Not so for other parts of the brain. Within the default mode network, regions of the brain that are typically active during inward contemplation, the images that people reported as aesthetically appealing led to remarkably similar patterns of brain activity across art, buildings and landscapes. This suggests the default mode network, or DMN, may contain a universal code for aesthetic appeal.
“We don’t know yet if DMN actually computes this representation,” said Edward Vessel of the Max Planck Institute for Empirical Aesthetics in Germany and leader of the team, which originally launched from New York University. “But it clearly has access to abstract information about whether we find an experience aesthetically appealing or not.”
As the DMN is normally silent when a person engages with the outside world, it is highly unusual that it contains information about the aesthetic appeal of visual experiences.
The default mode network is at the center of much of the team’s work.

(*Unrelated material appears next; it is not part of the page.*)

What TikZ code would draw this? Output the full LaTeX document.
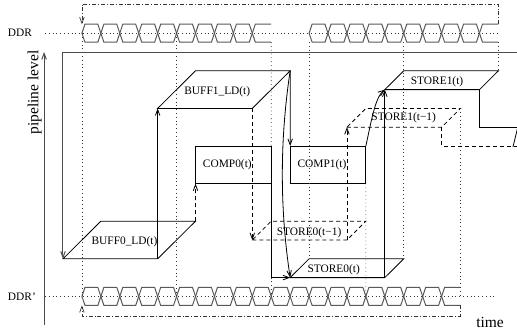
\documentclass[tikz,border=0pt]{standalone}
\usepackage{fontspec}
\setmainfont{Liberation Serif}
\usetikzlibrary{arrows.meta}

\begin{document}
\begin{tikzpicture}[x=18.93pt, y=-18.8pt,
  stage/.style={line width=0.8pt, black},
  later/.style={line width=0.8pt, black, dash pattern=on 4pt off 3pt},
  grid/.style={line width=0.7pt, black!80, dash pattern=on 0.8pt off 3pt},
  ctrl/.style={line width=0.7pt, black!80, dash pattern=on 4pt off 2pt on 0.8pt off 2pt},
  bus/.style={line width=1pt, black!65},
  axis/.style={line width=1pt, black!70},
  box/.style={draw, line width=0.8pt, minimum width=75.72pt, minimum height=37.6pt, inner sep=0pt, outer sep=0pt},
  lbl/.style={font=\fontsize{11.4}{13}\selectfont, inner sep=0pt},
  big/.style={font=\fontsize{15.5}{17}\selectfont, inner sep=0pt},
  >={Straight Barb[length=6pt,width=4.5pt]}]

\useasboundingbox (-3.328,-2.766) rectangle (23.983,14.947);

% DDR rows
\foreach \k in {1,...,9}
  \draw[bus] (\k,-1) -- ++(0.16,-0.48) -- ++(0.68,0) -- ++(0.16,0.48) -- ++(-0.16,0.48) -- ++(-0.68,0) -- cycle;
\draw[bus] (11,-1.48) -- (10.16,-1.48) -- (10,-1) -- (10.16,-0.52) -- (11,-0.52);
\foreach \k in {13,...,21}
  \draw[bus] (\k,-1) -- ++(0.16,-0.48) -- ++(0.68,0) -- ++(0.16,0.48) -- ++(-0.16,0.48) -- ++(-0.68,0) -- cycle;
\draw[bus] (23,-1.48) -- (22.16,-1.48) -- (22,-1) -- (22.16,-0.52) -- (23,-0.52);
\foreach \k in {1,...,19}
  \draw[bus] (\k,13) -- ++(0.16,-0.48) -- ++(0.68,0) -- ++(0.16,0.48) -- ++(-0.16,0.48) -- ++(-0.68,0) -- cycle;
\draw[bus] (21,12.52) -- (20.16,12.52) -- (20,13) -- (20.16,13.48) -- (21,13.48);

\coordinate (ddrin) at (1,-1.48);
\coordinate (ddrout) at (23,-1.48);
\coordinate (ddrbin) at (1,13.48);
\coordinate (ddrbout) at (21,13.48);

\node[lbl] (ddr) at (-2.27,-1) {DDR};
\node[lbl] (ddrb) at (-2.17,13) {DDR'};

% stages
\draw[stage] (0,11) coordinate (b0bl) -- (5,11) coordinate (b0br) -- (7,9) coordinate (b0tr) -- (2,9) -- cycle;
\draw[stage] (5,3) coordinate (b1bl) -- (10,3) coordinate (b1br) -- (12,1) coordinate (b1tr) -- (7,1) -- cycle;
\draw[stage] (12,12) coordinate (s0bl) -- (17,12) coordinate (s0br) -- (18,11) coordinate (s0tr) -- (13,11) coordinate (s0tl) -- cycle;
\draw[stage] (17,2) coordinate (s1bl) -- (22,2) coordinate (s1br) -- (23,1) coordinate (s1tr) -- (18,1) -- cycle;
\draw[later] (10,10) coordinate (s0pbl) -- (15,10) coordinate (s0pbr) -- (16,9) -- (11,9) -- cycle;
\draw[later] (15,4) coordinate (s1pbl) -- (20,4) coordinate (s1pbr) -- (21,3) coordinate (s1ptr) -- (16,3) -- cycle;
\node[box] (comp0) at (9,6) {};
\node[box] (comp1) at (14,6) {};

\node[lbl] at (3.25,10.1) {BUFF0\_LD(t)};
\node[lbl] at (8.15,2.1) {BUFF1\_LD(t)};
\node[lbl] at ([xshift=-6pt]comp0.center) {COMP0(t)};
\node[lbl] at ([xshift=-6pt]comp1.center) {COMP1(t)};
\node[lbl] at (13,9.6) {STORE0(t−1)};
\node[lbl] at (14.3,11.6) {STORE0(t)};
\node[lbl] at (18,3.5) {STORE1(t−1)};
\node[lbl] at (19.76,1.6) {STORE1(t)};

% time grid
\draw[grid] (-0.95,-1) -- (23,-1);
\draw[grid] (-0.95,13) -- (22.9,13);
\foreach \x in {1,6}
  \draw[grid] (\x,-1) -- (\x,13);
\draw[grid] (11,-0.52) -- (comp0.north east);
\draw[grid] (11,12) -- (11,13);
\draw[grid] (13,-0.52) -- (s0tl);
\draw[grid] (18,-0.52) -- (s0tr);
\draw[grid] (comp1.south east) -- (16,13);
\draw[grid] (s1ptr) -- (21,13);
\draw[grid] (23,-0.52) -- (s1tr);

% control
\draw[ctrl, ->] (ddrout) -- (23,-2.55) -- (1,-2.55) -- (ddrin);
\draw[ctrl, ->] (ddrbout) -- (21,14.04) -- (1,14.04) -- (ddrbin);

% flow
\coordinate (loopin) at (24,0);
\draw[axis, ->] (loopin) -| (b0bl);
\draw[stage, ->] (b0br) -- (b1bl);
\draw[later, ->] (b0tr) -- (comp0.south west);
\draw[later, ->] (b1br) -- (s0pbl);
\draw[stage, ->] (b1tr) -- (comp1.north west);
\draw[stage, ->] (b1tr) .. controls (11.45,4.7) and (11.45,8.3) .. (s0bl);
\draw[stage, ->] (comp0.south east) |- (s0bl);
\draw[stage, ->] (comp1.north east) .. controls (16.3,3.6) and (16.5,2.4) .. (s1bl);
\draw[stage, ->] (s0br) -- (s1bl);
\draw[later, ->] (s0pbr) -- (s1pbl);
\coordinate (s1out) at (24,4);
\coordinate (s1pout) at (24,5);
\draw[stage] (s1br) |- (s1out);
\draw[later] (s1pbr) |- (s1pout);
\draw[stage] (24,4.1) -- (23.77,5.05);

% axes
\coordinate (pbase) at (-1,14.5);
\draw[axis, ->] (pbase) -- (-1,0);
\node[big, rotate=90] (plevel) at (-1.5,2.15) {pipeline level};
\node[big] (time) at (22.56,14.36) {time};
\end{tikzpicture}
\end{document}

Known as the brain’s place for self-reflection, mind-wandering and imagination, the DMN, as they discovered, has an important role in how we respond to beauty, selectively engaging with highly moving visual art.
Despite being highly personal, aesthetic experiences can be extremely powerful, even life-changing events.
A better understanding of such experiences may lead to insights that could aid learning and improve individuals’ sense of well-being. It may also lead to a more coherent understanding about how different types of pleasures interconnect in higher order cortical regions and complex human experiences, according to Gabrielle Starr at Pomona College, one of the study’s coauthors.